— START OF Provided records —

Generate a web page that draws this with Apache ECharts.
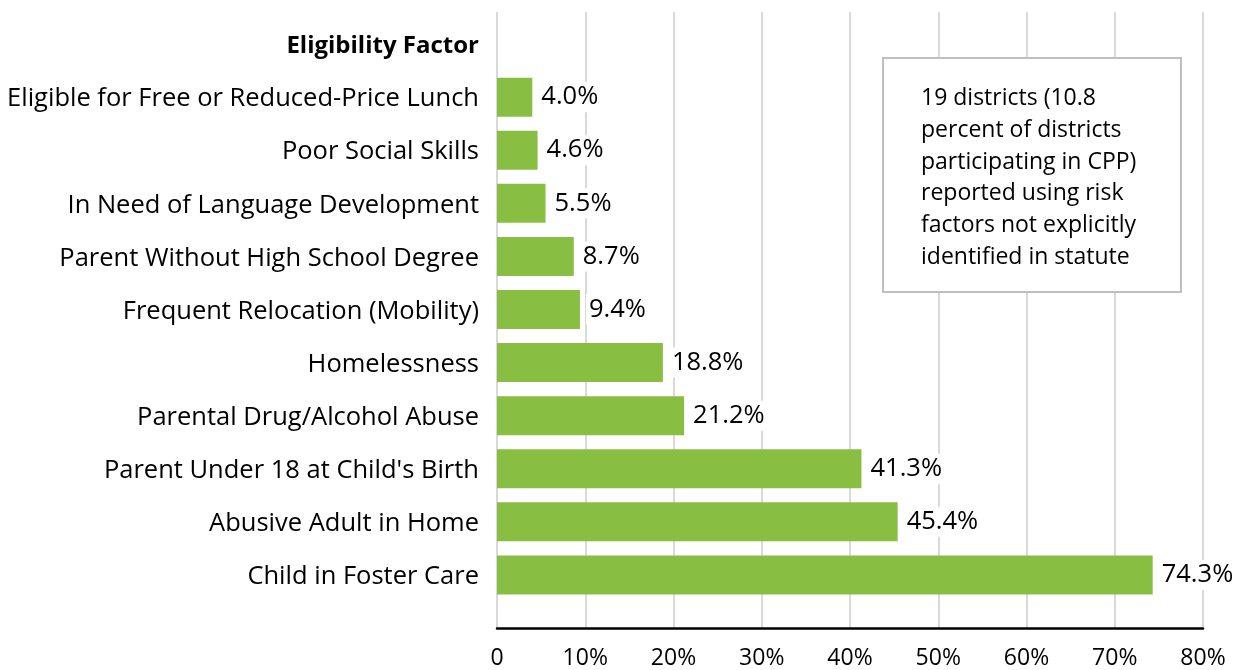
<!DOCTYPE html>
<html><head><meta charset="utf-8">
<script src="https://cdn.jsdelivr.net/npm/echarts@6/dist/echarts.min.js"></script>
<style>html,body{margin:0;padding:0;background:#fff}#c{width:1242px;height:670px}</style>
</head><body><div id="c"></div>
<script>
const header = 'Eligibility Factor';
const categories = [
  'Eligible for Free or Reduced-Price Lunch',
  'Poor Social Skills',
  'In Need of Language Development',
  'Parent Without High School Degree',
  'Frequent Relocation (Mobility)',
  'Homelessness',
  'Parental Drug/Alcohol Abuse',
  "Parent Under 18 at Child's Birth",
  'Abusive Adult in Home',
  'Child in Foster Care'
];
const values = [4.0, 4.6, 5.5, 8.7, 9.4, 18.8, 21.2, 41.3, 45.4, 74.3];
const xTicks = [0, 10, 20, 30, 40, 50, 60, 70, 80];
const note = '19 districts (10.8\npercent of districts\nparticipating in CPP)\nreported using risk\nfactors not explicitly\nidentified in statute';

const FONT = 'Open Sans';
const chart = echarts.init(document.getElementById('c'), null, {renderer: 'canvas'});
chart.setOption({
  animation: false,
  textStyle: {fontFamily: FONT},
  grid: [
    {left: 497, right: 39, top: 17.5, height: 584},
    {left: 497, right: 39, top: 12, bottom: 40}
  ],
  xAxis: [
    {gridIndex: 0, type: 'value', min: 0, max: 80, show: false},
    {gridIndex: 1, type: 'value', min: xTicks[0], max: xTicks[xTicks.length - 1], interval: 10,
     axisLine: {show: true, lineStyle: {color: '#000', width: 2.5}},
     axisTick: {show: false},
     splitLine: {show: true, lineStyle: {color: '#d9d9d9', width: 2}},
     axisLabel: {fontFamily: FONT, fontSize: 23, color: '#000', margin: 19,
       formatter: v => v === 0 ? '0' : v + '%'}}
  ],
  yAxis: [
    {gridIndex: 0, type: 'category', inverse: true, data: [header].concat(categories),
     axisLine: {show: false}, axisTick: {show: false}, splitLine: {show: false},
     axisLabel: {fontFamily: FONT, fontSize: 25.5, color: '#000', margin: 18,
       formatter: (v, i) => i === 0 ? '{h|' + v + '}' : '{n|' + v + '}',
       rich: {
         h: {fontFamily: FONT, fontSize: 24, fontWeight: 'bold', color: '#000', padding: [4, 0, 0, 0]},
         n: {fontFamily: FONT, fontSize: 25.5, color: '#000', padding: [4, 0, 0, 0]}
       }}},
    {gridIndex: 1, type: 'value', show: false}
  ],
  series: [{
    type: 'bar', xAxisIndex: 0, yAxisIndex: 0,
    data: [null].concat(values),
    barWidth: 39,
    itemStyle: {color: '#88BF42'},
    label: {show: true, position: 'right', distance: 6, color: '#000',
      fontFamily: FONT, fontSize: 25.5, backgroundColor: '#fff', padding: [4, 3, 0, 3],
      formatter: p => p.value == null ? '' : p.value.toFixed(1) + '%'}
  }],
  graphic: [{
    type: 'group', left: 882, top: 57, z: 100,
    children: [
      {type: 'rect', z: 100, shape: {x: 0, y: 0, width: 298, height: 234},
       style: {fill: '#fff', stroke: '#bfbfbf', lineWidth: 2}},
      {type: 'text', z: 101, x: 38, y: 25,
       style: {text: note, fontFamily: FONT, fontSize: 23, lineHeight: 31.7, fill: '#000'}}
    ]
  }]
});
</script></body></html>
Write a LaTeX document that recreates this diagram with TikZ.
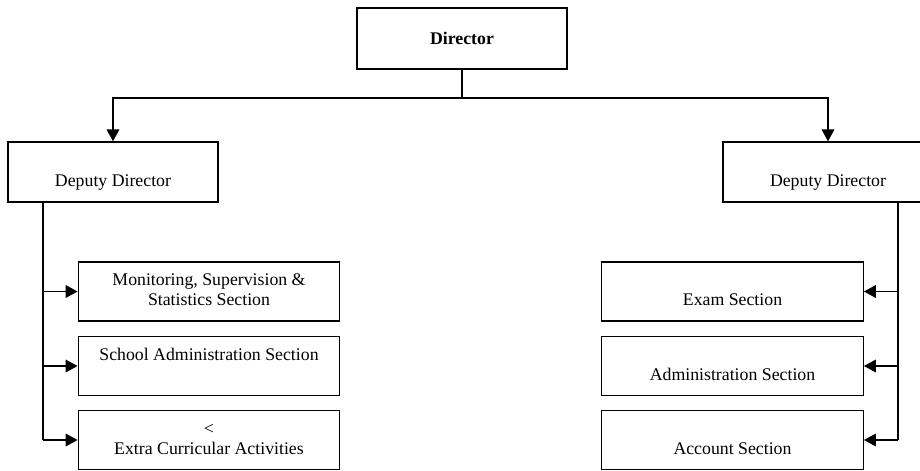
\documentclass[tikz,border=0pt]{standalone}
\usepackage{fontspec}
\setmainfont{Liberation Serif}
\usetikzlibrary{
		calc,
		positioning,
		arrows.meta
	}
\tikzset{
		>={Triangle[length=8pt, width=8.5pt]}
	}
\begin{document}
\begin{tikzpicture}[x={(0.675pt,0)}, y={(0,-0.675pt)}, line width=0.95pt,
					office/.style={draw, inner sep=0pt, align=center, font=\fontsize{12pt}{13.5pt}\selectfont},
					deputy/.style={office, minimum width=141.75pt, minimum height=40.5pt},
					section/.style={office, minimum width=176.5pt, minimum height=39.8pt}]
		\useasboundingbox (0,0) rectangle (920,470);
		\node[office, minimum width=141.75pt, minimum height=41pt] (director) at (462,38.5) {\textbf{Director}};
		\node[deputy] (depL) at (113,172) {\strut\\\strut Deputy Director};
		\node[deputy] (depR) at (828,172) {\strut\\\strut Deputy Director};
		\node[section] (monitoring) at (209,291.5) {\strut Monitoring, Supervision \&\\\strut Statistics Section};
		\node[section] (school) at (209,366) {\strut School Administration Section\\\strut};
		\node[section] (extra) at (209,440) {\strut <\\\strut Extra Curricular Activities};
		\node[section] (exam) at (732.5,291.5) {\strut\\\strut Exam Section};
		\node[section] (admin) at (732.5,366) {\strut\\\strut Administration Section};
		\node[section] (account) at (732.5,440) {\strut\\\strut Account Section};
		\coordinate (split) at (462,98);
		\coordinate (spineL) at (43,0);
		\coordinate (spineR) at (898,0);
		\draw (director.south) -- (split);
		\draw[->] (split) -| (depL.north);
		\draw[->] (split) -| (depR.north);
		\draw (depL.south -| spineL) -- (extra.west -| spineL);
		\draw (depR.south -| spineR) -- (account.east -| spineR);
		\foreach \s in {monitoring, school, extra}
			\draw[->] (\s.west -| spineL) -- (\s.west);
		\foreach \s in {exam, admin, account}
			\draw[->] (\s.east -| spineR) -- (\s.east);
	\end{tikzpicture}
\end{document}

— END OF Provided records —

- [Problem to work on] From the line containing "Write a LaTeX" through the last line of the records, both included, output those lines exactly and nothing else; skip the pictures.

- [Output below]
Write a LaTeX document that recreates this diagram with TikZ.
\documentclass[tikz,border=0pt]{standalone}
\usepackage{fontspec}
\setmainfont{Liberation Serif}
\usetikzlibrary{
		calc,
		positioning,
		arrows.meta
	}
\tikzset{
		>={Triangle[length=8pt, width=8.5pt]}
	}
\begin{document}
\begin{tikzpicture}[x={(0.675pt,0)}, y={(0,-0.675pt)}, line width=0.95pt,
					office/.style={draw, inner sep=0pt, align=center, font=\fontsize{12pt}{13.5pt}\selectfont},
					deputy/.style={office, minimum width=141.75pt, minimum height=40.5pt},
					section/.style={office, minimum width=176.5pt, minimum height=39.8pt}]
		\useasboundingbox (0,0) rectangle (920,470);
		\node[office, minimum width=141.75pt, minimum height=41pt] (director) at (462,38.5) {\textbf{Director}};
		\node[deputy] (depL) at (113,172) {\strut\\\strut Deputy Director};
		\node[deputy] (depR) at (828,172) {\strut\\\strut Deputy Director};
		\node[section] (monitoring) at (209,291.5) {\strut Monitoring, Supervision \&\\\strut Statistics Section};
		\node[section] (school) at (209,366) {\strut School Administration Section\\\strut};
		\node[section] (extra) at (209,440) {\strut <\\\strut Extra Curricular Activities};
		\node[section] (exam) at (732.5,291.5) {\strut\\\strut Exam Section};
		\node[section] (admin) at (732.5,366) {\strut\\\strut Administration Section};
		\node[section] (account) at (732.5,440) {\strut\\\strut Account Section};
		\coordinate (split) at (462,98);
		\coordinate (spineL) at (43,0);
		\coordinate (spineR) at (898,0);
		\draw (director.south) -- (split);
		\draw[->] (split) -| (depL.north);
		\draw[->] (split) -| (depR.north);
		\draw (depL.south -| spineL) -- (extra.west -| spineL);
		\draw (depR.south -| spineR) -- (account.east -| spineR);
		\foreach \s in {monitoring, school, extra}
			\draw[->] (\s.west -| spineL) -- (\s.west);
		\foreach \s in {exam, admin, account}
			\draw[->] (\s.east -| spineR) -- (\s.east);
	\end{tikzpicture}
\end{document}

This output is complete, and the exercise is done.